Garnett tire sa révérence à l’issue de cette saison 2015-2016, qui aura vu Kobe Bryant ou Tim Duncan prendre leur retraite également. Après 21 saisons dans la Grande Ligue, KG se place comme un des tous meilleurs ailiers forts de l’histoire. Il est logiquement introduit au Hall of Fame en même temps que ces deux légendes. Il a un palmarès à en faire rêver plus d’un : 15x All-Star, 9x All-NBA, 12x All-Défensive, MVP 2004, DPOY 2008, Champion NBA en 2008, 4x meilleur rebondir d’affilée.

« The Big Ticket » a définitivement marqué la ligue de son empreinte. Il aura été au coeur de plusieurs révolutions dans l’histoire de la NBA. Il a permis aux lycéens de reconsidérer l’idée de s’engager à la draft. Un précurseur pour des joueurs comme Kobe Bryant, Tracy McGrady, Dwight Howard ou LeBron James.
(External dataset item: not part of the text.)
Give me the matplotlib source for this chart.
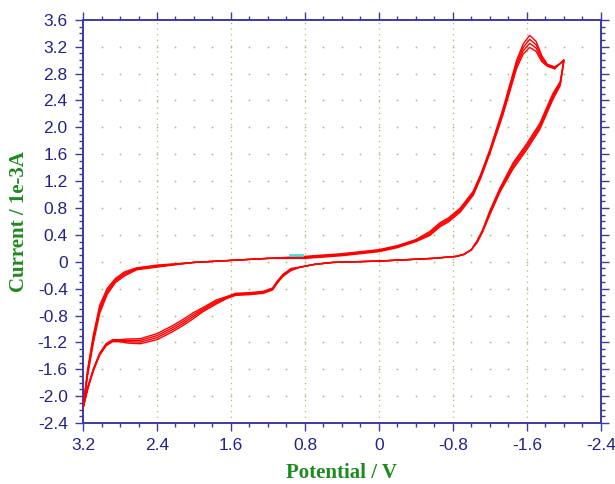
"""Voltamograma cíclico (CV) – recriação do gráfico em matplotlib."""

import matplotlib

matplotlib.use("Agg")
import matplotlib.pyplot as plt  # noqa: E402
import numpy as np  # noqa: E402
from matplotlib.ticker import MultipleLocator  # noqa: E402

# --- dados (potencial em V, corrente em mA) ---
# ramo de ida: do vértice em 3.2 V até o vértice em -2.0 V
fwd_potential = [3.20, 3.15, 3.09, 3.02, 2.94, 2.85, 2.75, 2.62, 2.40, 2.00,
                 1.60, 1.20, 0.80, 0.40, 0.00, -0.20, -0.40, -0.55, -0.66,
                 -0.75, -0.88, -1.02, -1.10, -1.20, -1.34, -1.49, -1.56,
                 -1.63, -1.70, -1.76, -1.82, -1.90, -1.96, -2.00]
fwd_current = [-2.18, -1.60, -1.10, -0.65, -0.40, -0.25, -0.15, -0.09, -0.05,
               -0.01, 0.02, 0.05, 0.08, 0.12, 0.18, 0.24, 0.33, 0.45, 0.58,
               0.65, 0.80, 1.05, 1.30, 1.67, 2.27, 3.00, 3.24, 3.37, 3.28,
               3.07, 2.94, 2.90, 2.95, 3.00]
fwd_spread = [0.00, 0.03, 0.04, 0.04, 0.03, 0.02, 0.02, 0.01, 0.01, 0.00,
              0.00, 0.00, 0.01, 0.01, 0.01, 0.01, 0.01, 0.02, 0.02, 0.02,
              0.02, 0.02, 0.02, 0.02, 0.03, 0.04, 0.05, 0.06, 0.05, 0.03,
              0.01, 0.01, 0.00, 0.00]

# ramo de volta: do vértice em -2.0 V de volta para 3.2 V
rev_potential = [-2.00, -1.98, -1.96, -1.88, -1.74, -1.60, -1.45, -1.31, -1.20,
                 -1.12, -1.06, -1.00, -0.92, -0.84, -0.58, 0.00, 0.50, 0.70,
                 0.85, 0.95, 1.04, 1.10, 1.15, 1.25, 1.40, 1.55, 1.65, 1.76,
                 1.90, 2.01, 2.12, 2.23, 2.40, 2.58, 2.72, 2.80, 2.88, 2.95,
                 3.02, 3.09, 3.15, 3.20]
rev_current = [3.00, 2.80, 2.62, 2.41, 1.97, 1.67, 1.38, 1.04, 0.70, 0.44,
               0.28, 0.18, 0.11, 0.08, 0.05, 0.01, -0.01, -0.04, -0.08, -0.13,
               -0.22, -0.32, -0.42, -0.47, -0.49, -0.50, -0.55, -0.63, -0.74,
               -0.85, -0.95, -1.04, -1.16, -1.22, -1.21, -1.19, -1.19, -1.25,
               -1.39, -1.63, -1.90, -2.18]
rev_spread = [0.00, 0.01, 0.02, 0.03, 0.03, 0.03, 0.03, 0.02, 0.02, 0.01,
              0.01, 0.00, 0.00, 0.00, 0.00, 0.00, 0.00, 0.00, 0.00, 0.01,
              0.01, 0.01, 0.01, 0.01, 0.01, 0.01, 0.01, 0.02, 0.02, 0.03,
              0.03, 0.03, 0.03, 0.025, 0.02, 0.01, 0.01, 0.01, 0.01, 0.01,
              0.01, 0.00]

cycles = [0, 1, 2, 3]  # 4 varreduras sobrepostas

# marcador de início da varredura (trecho ciano)
start_potential = [0.96, 0.83]
start_current = [0.10, 0.10]

_AZUL = "#3a3aa8"
_AZUL_TXT = "#23238a"
_VERDE = "#1f8a1f"
_GRADE = "#a2c463"

fig = plt.figure(figsize=(6.15, 4.84), dpi=100)
ax = fig.add_axes((0.135, 0.126, 0.842, 0.833))

# grade: linhas pontilhadas verticais nos ticks maiores + pontos nas interseções
for xv in np.arange(2.4, -2.0, -0.8):
    ax.axvline(xv, color=_GRADE, lw=0.9, ls=(0, (1, 3.5)), zorder=0)
gx, gy = np.meshgrid(np.arange(3.0, -2.35, -0.2), np.arange(3.2, -2.35, -0.4))
ax.scatter(gx.ravel(), gy.ravel(), s=1.6, color=_GRADE, lw=0, zorder=0)

# as 4 varreduras (ida + volta em um só traço)
fp, fc, fs = map(np.asarray, (fwd_potential, fwd_current, fwd_spread))
rp, rc, rs = map(np.asarray, (rev_potential, rev_current, rev_spread))
for k in cycles:
    x = np.concatenate([fp, rp[1:]])
    y = np.concatenate([fc - k * fs, (rc + k * rs)[1:]])
    ax.plot(x, y, color="red", lw=1.0, zorder=3)
ax.plot(start_potential, start_current, color="#40e0e0", lw=2.0, zorder=4)

ax.set_xlim(3.2, -2.4)
ax.set_ylim(-2.4, 3.6)
ax.xaxis.set_minor_locator(MultipleLocator(0.2))
ax.yaxis.set_minor_locator(MultipleLocator(0.1))
xt = np.arange(3.2, -2.41, -0.8)
yt = np.arange(-2.4, 3.61, 0.4)
ax.set_xticks(xt)
ax.set_xticklabels([f"{v:.1f}" if abs(v) > 1e-9 else "0" for v in xt])
ax.set_yticks(yt)
ax.set_yticklabels([f"{v:.1f}" if abs(v) > 1e-9 else "0" for v in yt])

for s in ax.spines.values():
    s.set_color(_AZUL)
    s.set_linewidth(1.4)
ax.tick_params(which="both", direction="out", color=_AZUL, top=True, right=True,
               labelcolor=_AZUL_TXT, labelsize=12.5, width=1.0)
ax.tick_params(which="major", length=6, pad=5)
ax.tick_params(which="minor", length=3)
for lab in ax.get_xticklabels() + ax.get_yticklabels():
    lab.set_family(["Liberation Sans", "DejaVu Sans"])

fonte_rot = dict(family=["Liberation Serif", "DejaVu Serif"], fontsize=15,
                 fontweight="bold", color=_VERDE)
ax.set_xlabel("Potential / V", labelpad=7, **fonte_rot)
ax.set_ylabel("Current / 1e-3A", labelpad=6, **fonte_rot)

fig.savefig("out.png", dpi=100)
plt.close(fig)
De surcroit, sa prolongation de contrat fortement controversée de 126 millions de Dollars sur 6 ans a été instigatrice du contrat max. En formant finalement un big three à Boston avec Paul Pierce et Ray Allen, il a ouvert la porte à la révolution des années 2010 avec la formation de nouveaux big three. Les Heatles, la signature de KD à Golden State, le big three des Nets, désormais celui des Clippers ou des Suns, tous sont affiliés à la formation du big three des Celtics en 2007. Ce modèle a d’ailleurs fait ses preuves, à son origine tout du moins.

Kevin Garnett est joueur intemporel, qui aurait pu réussir en NBA à n’importe quelle époque, un monstre de détermination, un loup parmi les loups. Le meilleur joueur de l’histoire des Minnesota Timberwolves.